In Perpetuum, ad Aulla un’esperienza affascinante

Si è conclusa in San Caprasio la mostra collettiva di arte contemporanea

36InPerpetuumLa natura ospitativa del Museo Archeologico dell’Abbazia di San Caprasio in Aulla crea l’occasione affinché il complesso possa essere un polo dinamico, aperto a tutte le arti, incluso quelle considerate di più difficile fruizione. Come l’arte contemporanea, ad esempio.
Da qui la sfida lanciata dal direttore Riccardo Boggi per l’estate appena conclusa: come i materiali, la storia e le opere esposte nel comprensorio – una collezione in divenire, poiché ancora si scava, si scopre, si trova – con il loro portato storico…: possono essere messi a confronto con gli artisti degli anni Duemila? Come recepiscono, come possono restituire, come possono dialogare, se possibile, gli artisti di oggi, con questo passato, che talvolta s’indovina appena?
Da questi interrogativi è nata “In Perpetuum”, l’esposizione collettiva internazionale che dal 26 luglio al 22 settembre si è snodata lungo tutto lo spazio museale. Il catalogo, edito da Bandecchi & Vivaldi, è stato presentato sabato scorso, 21 settembre alla presenza del sindaco. Dieci gli artisti coinvolti attorno al tema: per dare forma alla loro idea, si sono serviti di materiali e tecniche molto diverse: la contaminazione, con il recupero di oggetti edili o domestici poi sovrapposti o sottoposti a processi chimici; l’utilizzo di antiche tecniche fotografiche come la calotipia e la cianotipia o l’utilizzo di modernissime tecniche fotografiche come la stampa su marmo; la lavorazione della terracotta, con tecnica dell’ingobbio o quella giapponese Raku; l’utilizzo di collages; marmi bianchi di Carrara, travertino, resine e colori a olio. Un allestimento fatto di rimandi, ritorni, variazioni, assonanze interne, consonanze esterne, ripercussioni, compenetrazioni, specularità: resta il catalogo a ricordarlo.
Mentre il complesso di San Caprasio continua ad agire come un moltiplicatore di senso, dove la storia non si annulla ma si valorizza. Le opere di Cristina Balsotti, Girolamo Ciulla, Stefano Lanzardo, Emi Ligabue, Alessio Manfredi, Maria Riva Christiansen, Danilo Sergiampietri, Cordelia von den Steinen, Fulvio Wetzl, Serena Zanardi, si sono affiancate a quelle della collezione museale, richiamando l’attenzione sugli oggetti e i reperti archeologici presenti, potenziandone o smascherandone il significato.

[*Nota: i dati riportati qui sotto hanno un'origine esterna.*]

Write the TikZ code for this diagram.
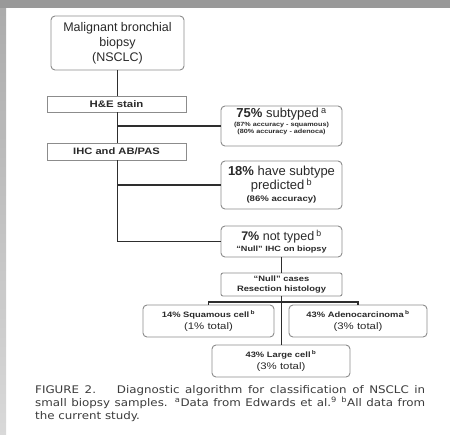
\documentclass[tikz,border=0pt]{standalone}
\usepackage{fontspec}
\setmainfont{Liberation Sans}
\newfontfamily\widefont[FakeStretch=1.2]{Liberation Sans}
\newfontfamily\capfont[FakeStretch=1.13]{DejaVu Sans}
\definecolor{boxline}{HTML}{8C8C8C}
\definecolor{connc}{HTML}{2E2E2E}
\definecolor{txt}{HTML}{2A2A2A}
\definecolor{captxt}{HTML}{3C3C3C}
\begin{document}
\begin{tikzpicture}[x=1pt,y=-1pt,
  rbox/.style={draw=boxline, line width=0.9pt, rounded corners=4pt, fill=white, align=center, inner sep=0pt, text=txt},
  sbox/.style={draw=boxline, line width=0.9pt, fill=white, align=center, inner sep=0pt, text=txt},
  conn/.style={draw=connc, line width=1.7pt},
  small/.style={font=\widefont\bfseries\fontsize{7.8}{10}\selectfont}]
\useasboundingbox (0,0) rectangle (450,434);
\fill[white] (0,0) rectangle (450,434);
% scan frame
\shade[top color=black!33, bottom color=black!15] (0,0) rectangle (6,434);
\fill[black!40] (0,0) rectangle (450,8);

% nodes
\node[rbox, minimum width=133pt, minimum height=54pt, font=\fontsize{12.5}{15}\selectfont] (mal) at (117.5,43) {Malignant bronchial\\biopsy\\(NSCLC)};
\node[sbox, minimum width=139pt, minimum height=16pt, font=\widefont\bfseries\fontsize{9.5}{11}\selectfont] (he) at (116.5,104) {H\&E stain};
\node[sbox, minimum width=139pt, minimum height=17pt, font=\widefont\bfseries\fontsize{9.3}{11}\selectfont] (ihc) at (116.5,151.5) {IHC and AB/PAS};

\node[rbox, minimum width=121pt, minimum height=40pt, font=\fontsize{6}{6.6}\selectfont] (s75) at (281.5,126)
  {{\fontsize{13}{14}\selectfont\textbf{75\%} subtyped\,\textsuperscript{a}}\\[1pt]
   {\widefont\bfseries\fontsize{6}{7}\selectfont (87\% accuracy - squamous)}\\[0.5pt]
   {\widefont\bfseries\fontsize{6}{7}\selectfont (80\% accuracy - adenoca)}\\[3pt]};

\node[rbox, minimum width=121pt, minimum height=48pt, font=\fontsize{13}{14}\selectfont] (s18) at (281.5,185)
  {\textbf{18\%} have subtype\\predicted\,\textsuperscript{b}\\[-2pt]
   {\widefont\bfseries\fontsize{8}{9}\selectfont (86\% accuracy)}};

\node[rbox, minimum width=121pt, minimum height=31pt, font=\fontsize{12.5}{13}\selectfont] (s7) at (281.5,241.5)
  {\textbf{7\%} not typed\,\textsuperscript{b}\\[-2pt]
   {\widefont\bfseries\fontsize{7.6}{9}\selectfont “Null” IHC on biopsy}};

\node[rbox, rounded corners=2pt, minimum width=121pt, minimum height=23pt, small] (null) at (281.5,284.5)
  {“Null” cases\\Resection histology};

\node[rbox, minimum width=131pt, minimum height=32pt, font=\widefont\bfseries\fontsize{7.8}{12.5}\selectfont] (sq) at (208.5,321)
  {14\% Squamous cell\,\textsuperscript{b}\\{\mdseries\fontsize{9.5}{10}\selectfont (1\% total)}};
\node[rbox, minimum width=138pt, minimum height=32pt, font=\widefont\bfseries\fontsize{7.8}{12.5}\selectfont] (ad) at (358,321)
  {43\% Adenocarcinoma\,\textsuperscript{b}\\{\mdseries\fontsize{9.5}{10}\selectfont (3\% total)}};
\node[rbox, minimum width=138pt, minimum height=32pt, font=\widefont\bfseries\fontsize{7.8}{12.5}\selectfont] (lc) at (281,361)
  {43\% Large cell\,\textsuperscript{b}\\{\mdseries\fontsize{9.5}{10}\selectfont (3\% total)}};

% connectors
\draw[conn] (mal.south) -- (mal.south |- he.north);
\draw[conn] (mal.south |- he.south) -- (mal.south |- ihc.north);
\draw[conn] (mal.south |- s75.west) -- (s75.west);
\draw[conn] (mal.south |- ihc.south) -- (mal.south |- s7.west) -- (s7.west);
\draw[conn] (mal.south |- s18.west) -- (s18.west);
\draw[conn] (s7.south) -- (s7.south |- null.north);
\coordinate (bar) at (281.5,302);
\draw[conn] (sq.north) -- (sq.north |- bar) -- (ad.north |- bar) -- (ad.north);
\draw[conn] (null.south) -- (null.south |- lc.north);

% caption
\node[anchor=north west, inner sep=0pt, text width=390pt, align=justify, text=captxt,
      font=\capfont\fontsize{10.5}{13}\selectfont] (cap) at (35,385)
  {FIGURE 2.\hspace{1em} Diagnostic algorithm for classification of NSCLC in\linebreak
   small biopsy samples. \textsuperscript{a}Data from Edwards et al.\textsuperscript{9} \textsuperscript{b}All data from\linebreak
   the current study.};
\end{tikzpicture}
\end{document}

“In questo processo – ha evidenziato la critica d’arte Beatrice Audrito – il luogo diventa dunque un fattore determinante in grado di guidare il fruitore nel processo di costruzione di senso, che passa attraverso le caratteristiche architettonico-spaziali del Museo, la sua storia, la memoria collettiva, i simboli e la sua funzione sociale; una chiave di lettura unica capace di offrire una rilettura nuova di qualsiasi opera, antica o moderna, collocata nello spazio del Polo”.